“In less than six months we more than doubled our catalogue,” says Stephen Sams, in between sips from his ambiguous drink in a nondescript Mason jar. He’s currently explaining the next evolution of his raucous psychedelic quartet, the Redlight District. “Plus we’re halfway done with a new E.P.”
When GT last met up with the band earlier this year, the rock ‘n’ roll outfit was working on their Dirty Magazine EP (released last June), but a lot has changed in less than a year. For example: half of the band.
“We essentially had three weeks before our first show,” guitarist Ravi Lamb remembers of his and drummer Keoki Thompson’s first show, at the Catalyst in June.
“That was something else,” laughs Sams.
The band also headlined the Blue Lagoon Stage at this year’s Santa Cruz Music Festival in October. They played to a packed audience that couldn’t resist the Redlight District’s infectious music and invaded the stage—to dance—by the end of the set.

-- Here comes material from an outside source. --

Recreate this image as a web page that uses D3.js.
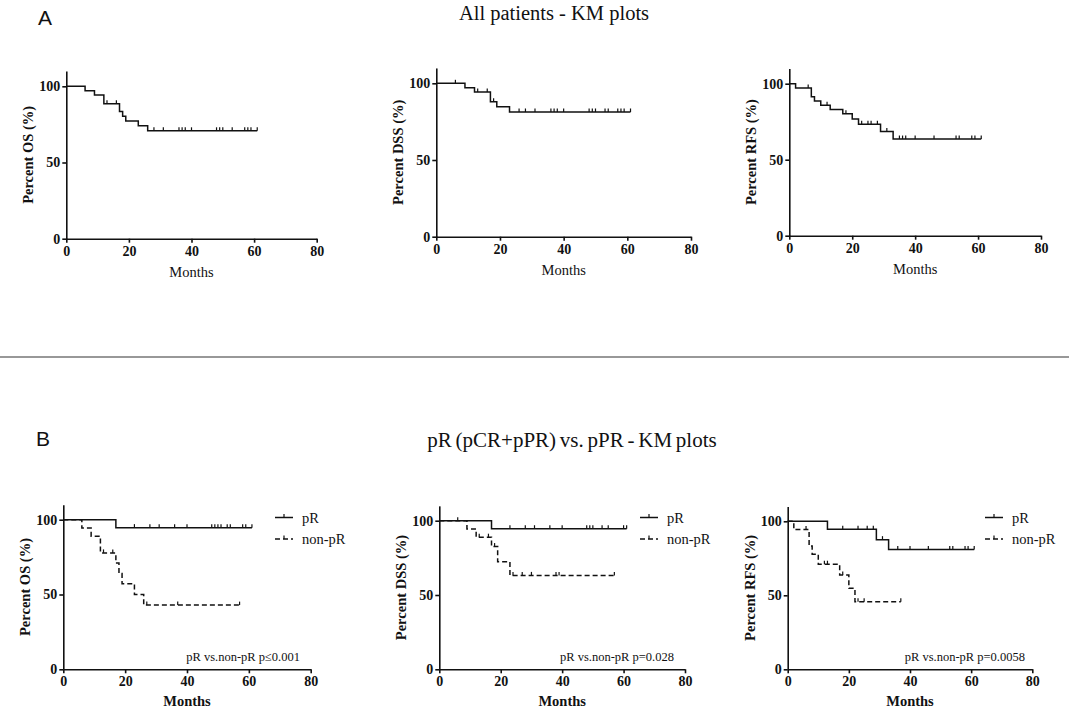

“That was probably the most accomplished I’ve felt so far,” Sams says. “Because I felt like we were able to achieve our place [in the music scene].”
Since 2011, the Redlight District has carefully measured a blend of soul, jazz, flamenco and blues into a sound that was reminiscent of the Doors: sultry and mysterious, but not intimidating. However, with the addition of Thompson and Lamb, the band has morphed back into a true rock ‘n’ roll outfit, using every color of the musical palate.
“The cool thing about rock ‘n’ roll: it’s a big umbrella, and within it you can accomplish a lot,” emphasizes Lamb.
“The whole experience has been growth, not just as musicians, but as people,” says keyboardist Dan Leitner.
With little over a month of 2015 left, the Redlight District has big plans to go out with a bang and infuse 2016 with fresh tunes.
On Nov. 24, they are playing their first of two end-of-the-year shows in town, beginning at the Crepe Place with Gentlemen Amateurs (from Berkeley). On Dec. 30, the Redlight District is closing out the year at the Catalyst with the Coo Coo Birds (San Francisco) and folk artist Allen Instead. They’re also halfway done with their new EP, the working title for which is One Hour Motel, set to be released early next year.